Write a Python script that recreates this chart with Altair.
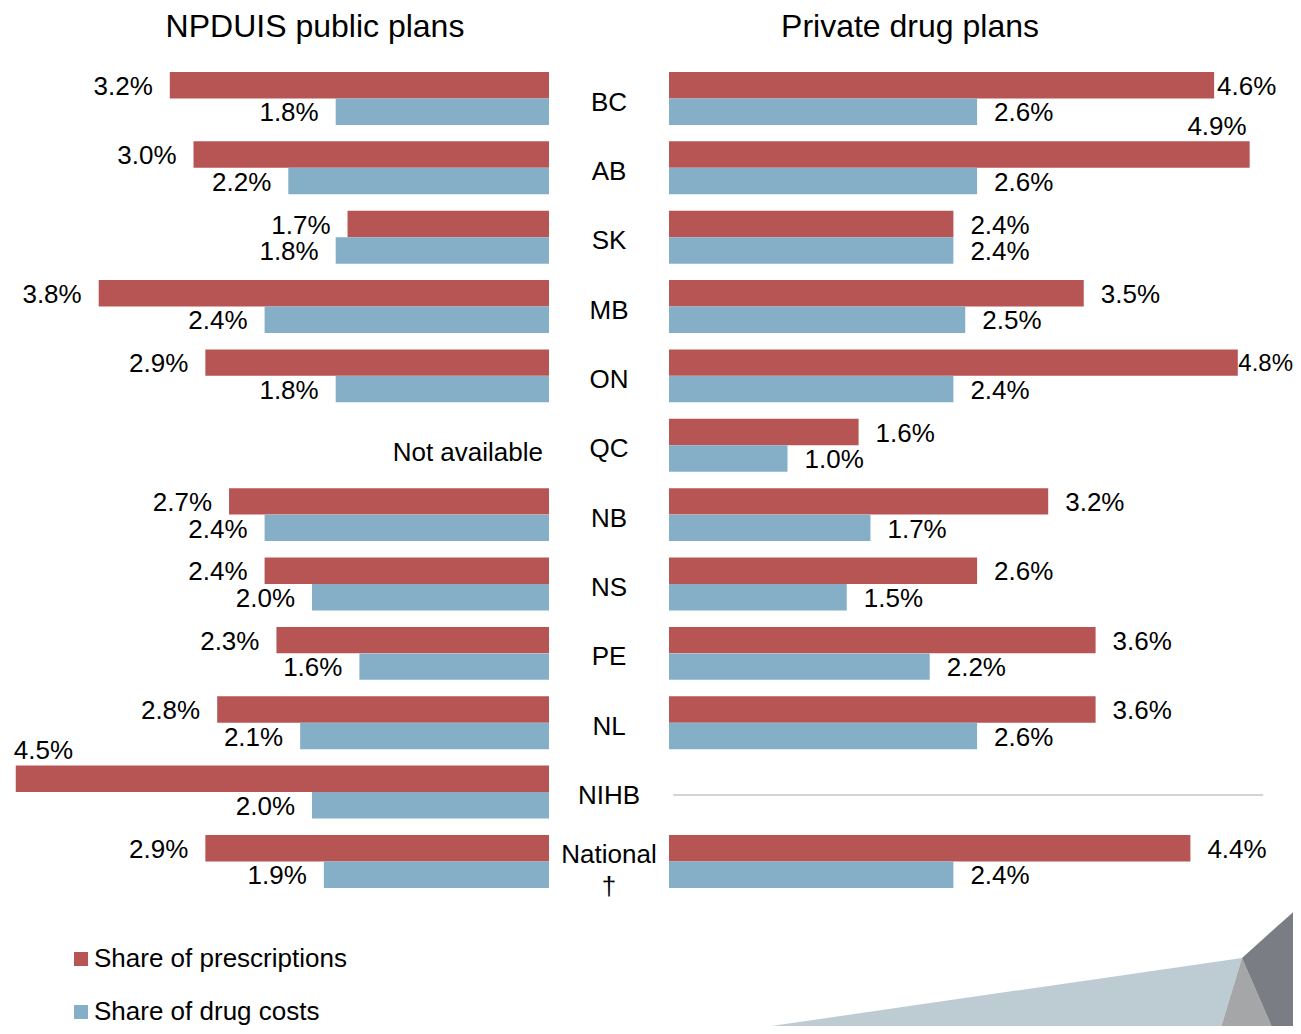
import altair as alt
import pandas as pd

# ---------------- data ----------------
provinces = ["BC", "AB", "SK", "MB", "ON", "QC", "NB", "NS", "PE", "NL", "NIHB", "National †"]
public_rx = [3.2, 3.0, 1.7, 3.8, 2.9, None, 2.7, 2.4, 2.3, 2.8, 4.5, 2.9]
public_cost = [1.8, 2.2, 1.8, 2.4, 1.8, None, 2.4, 2.0, 1.6, 2.1, 2.0, 1.9]
private_rx = [4.6, 4.9, 2.4, 3.5, 4.8, 1.6, 3.2, 2.6, 3.6, 3.6, None, 4.4]
private_cost = [2.6, 2.6, 2.4, 2.5, 2.4, 1.0, 1.7, 1.5, 2.2, 2.6, None, 2.4]
panel_titles = ["NPDUIS public plans", "Private drug plans"]
series_names = ["Share of prescriptions", "Share of drug costs"]
missing_text = "Not available"

# ---------------- styling ----------------
FONT = "Liberation Sans"
RED = "#b75454"
BLUE = "#85aec7"

rows = []
for i, p in enumerate(provinces):
    for plan, rx, cost in (("public", public_rx[i], public_cost[i]),
                           ("private", private_rx[i], private_cost[i])):
        for k, (s, v) in enumerate(zip(series_names, (rx, cost))):
            rows.append({"row": i, "prov": p, "plan": plan, "series": s, "k": k, "value": v})
df = pd.DataFrame(rows)
cat_df = pd.DataFrame({"row": list(range(len(provinces))), "prov": provinces})

W, H = 1285, 1018
PX_X = 118.5      # pixels per 1 percentage point
PX_Y = 69.36      # pixels per row
HALF_GAP = 60.0 / PX_X
X0 = -(609 - 8) / PX_X
X1 = X0 + W / PX_X
Y0 = -(72 - 8) / PX_Y
Y1 = Y0 + H / PX_Y

xs = alt.Scale(domain=[X0, X1], nice=False, zero=False)
ys = alt.Scale(domain=[Y0, Y1], nice=False, zero=False, reverse=True)

BAR_H = 0.381

base = alt.Chart(df).transform_filter("isValid(datum.value)").transform_calculate(
    side="datum.plan == 'public' ? -1 : 1"
).transform_calculate(
    x0=f"datum.side * {HALF_GAP}",
    x1=f"datum.side * ({HALF_GAP} + datum.value)",
    yt=f"datum.row + datum.k * {BAR_H + 0.001}",
).transform_calculate(
    yb=f"datum.yt + {BAR_H}",
    ytxt="datum.yt + 0.215",
    yabove="datum.yt - 0.21",
    fits=f"datum.x1 + {(3.0 + 60.0) / PX_X} <= {X1}",
    label="format(datum.value, '.1f') + '%'",
).transform_calculate(
    xsq=f"datum.fits ? datum.x1 + {3.0 / PX_X} : datum.x1 + {0.5 / PX_X}",
    fs="datum.fits ? 26 : 24",
)

bars = base.mark_rect().encode(
    x=alt.X("x0:Q", scale=xs, axis=None),
    x2="x1:Q",
    y=alt.Y("yt:Q", scale=ys, axis=None),
    y2="yb:Q",
    color=alt.Color(
        "series:N",
        scale=alt.Scale(domain=series_names, range=[RED, BLUE]),
        legend=alt.Legend(
            orient="none", legendX=60, legendY=938, title=None,
            symbolType="square", symbolSize=196, symbolStrokeWidth=0,
            labelFont=FONT, labelFontSize=26, labelColor="black",
            rowPadding=27, labelOffset=0, padding=0, direction="vertical",
            labelLimit=0,
        ),
    ),
)

def lab(filter_expr, align, dx, xfield, yfield, size=None):
    enc = dict(
        x=alt.X(f"{xfield}:Q", scale=xs, axis=None),
        y=alt.Y(f"{yfield}:Q", scale=ys, axis=None),
        text="label:N",
    )
    if size:
        enc["size"] = alt.Size(f"{size}:Q", scale=None, legend=None)
    return base.transform_filter(filter_expr).mark_text(
        align=align, baseline="middle", dx=dx, font=FONT, fontSize=26, color="black"
    ).encode(**enc)

labels = [
    lab("datum.plan == 'public' && datum.value < 4.2", "right", -17, "x1", "ytxt"),
    lab("datum.plan == 'public' && datum.value >= 4.2", "left", -2, "x1", "yabove"),
    lab("datum.plan == 'private' && datum.value < 4.5", "left", 17, "x1", "ytxt"),
    lab("datum.plan == 'private' && datum.value >= 4.5 && datum.value < 4.85", "left", 0, "xsq", "ytxt", "fs"),
    lab("datum.plan == 'private' && datum.value >= 4.85", "right", -3, "x1", "yabove"),
]

missing = alt.Chart(df).transform_filter("!isValid(datum.value) && datum.k == 0")

not_avail = missing.transform_filter("datum.plan == 'public'").transform_calculate(
    tx=f"-{HALF_GAP}", ty="datum.row + 0.486", t=f"'{missing_text}'"
).mark_text(align="right", baseline="middle", dx=-6, font=FONT, fontSize=26, color="black").encode(
    x=alt.X("tx:Q", scale=xs, axis=None),
    y=alt.Y("ty:Q", scale=ys, axis=None),
    text="t:N",
)

empty_line = missing.transform_filter("datum.plan == 'private'").transform_calculate(
    lx=f"{HALF_GAP} + 0.035", lx2="5.52", ly="datum.row + 0.424"
).mark_rule(color="#d4d4d4", strokeWidth=2).encode(
    x=alt.X("lx:Q", scale=xs, axis=None),
    x2="lx2:Q",
    y=alt.Y("ly:Q", scale=ys, axis=None),
)

cats = alt.Chart(cat_df).transform_calculate(
    cx="0",
    cy="datum.row + 0.44 - (length(split(datum.prov, ' ')) - 1) * 0.144",
).mark_text(
    align="center", baseline="middle", font=FONT, fontSize=26, color="black",
    lineBreak=" ", lineHeight=32,
).encode(
    x=alt.X("cx:Q", scale=xs, axis=None),
    y=alt.Y("cy:Q", scale=ys, axis=None),
    text="prov:N",
)

titles = [
    alt.Chart(alt.Data(values=[{"t": t}])).mark_text(
        align="center", baseline="middle", font=FONT, fontSize=32, color="black"
    ).encode(x=alt.value(px), y=alt.value(19), text="t:N")
    for t, px in zip(panel_titles, [307, 902])
]

# decorative slide-template shapes (bottom right), plot-area pixel coords
deco_shapes = [
    ("#bdccd3", [[708, 1026], [1234, 950], [1211, 1026], [708, 1026]]),
    ("#a5a6a8", [[1234, 950], [1211, 1026], [1267, 1026], [1234, 950]]),
    ("#7a7d83", [[1234, 950], [1293, 897], [1293, 1026], [1267, 1026], [1234, 950]]),
]
deco_layers = [
    alt.Chart(alt.Data(values=[{"type": "Feature", "properties": {},
                                "geometry": {"type": "Polygon", "coordinates": [pts]}}])).mark_geoshape(
        fill=col, strokeWidth=0
    ).project(type="identity", scale=1, translate=[0, 0])
    for col, pts in deco_shapes
]

chart = alt.layer(
    *deco_layers, bars, *labels, not_avail, empty_line, cats, *titles
).properties(
    width=W, height=H, padding=0, autosize=alt.AutoSizeParams(type="none")
).configure(background="white").configure_view(stroke=None, strokeWidth=0)

chart.save("out.html", embed_options={"renderer": "svg", "actions": False})
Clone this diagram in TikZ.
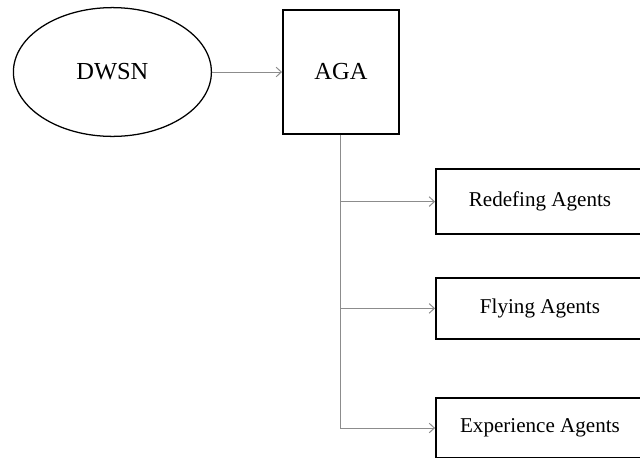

> [REQUIRED TASK]: Copy out all lines where the word "this" appears.

> [EXERCISE RESULT]:
Write a Python script that recreates this chart with Altair.
Clone this diagram in TikZ.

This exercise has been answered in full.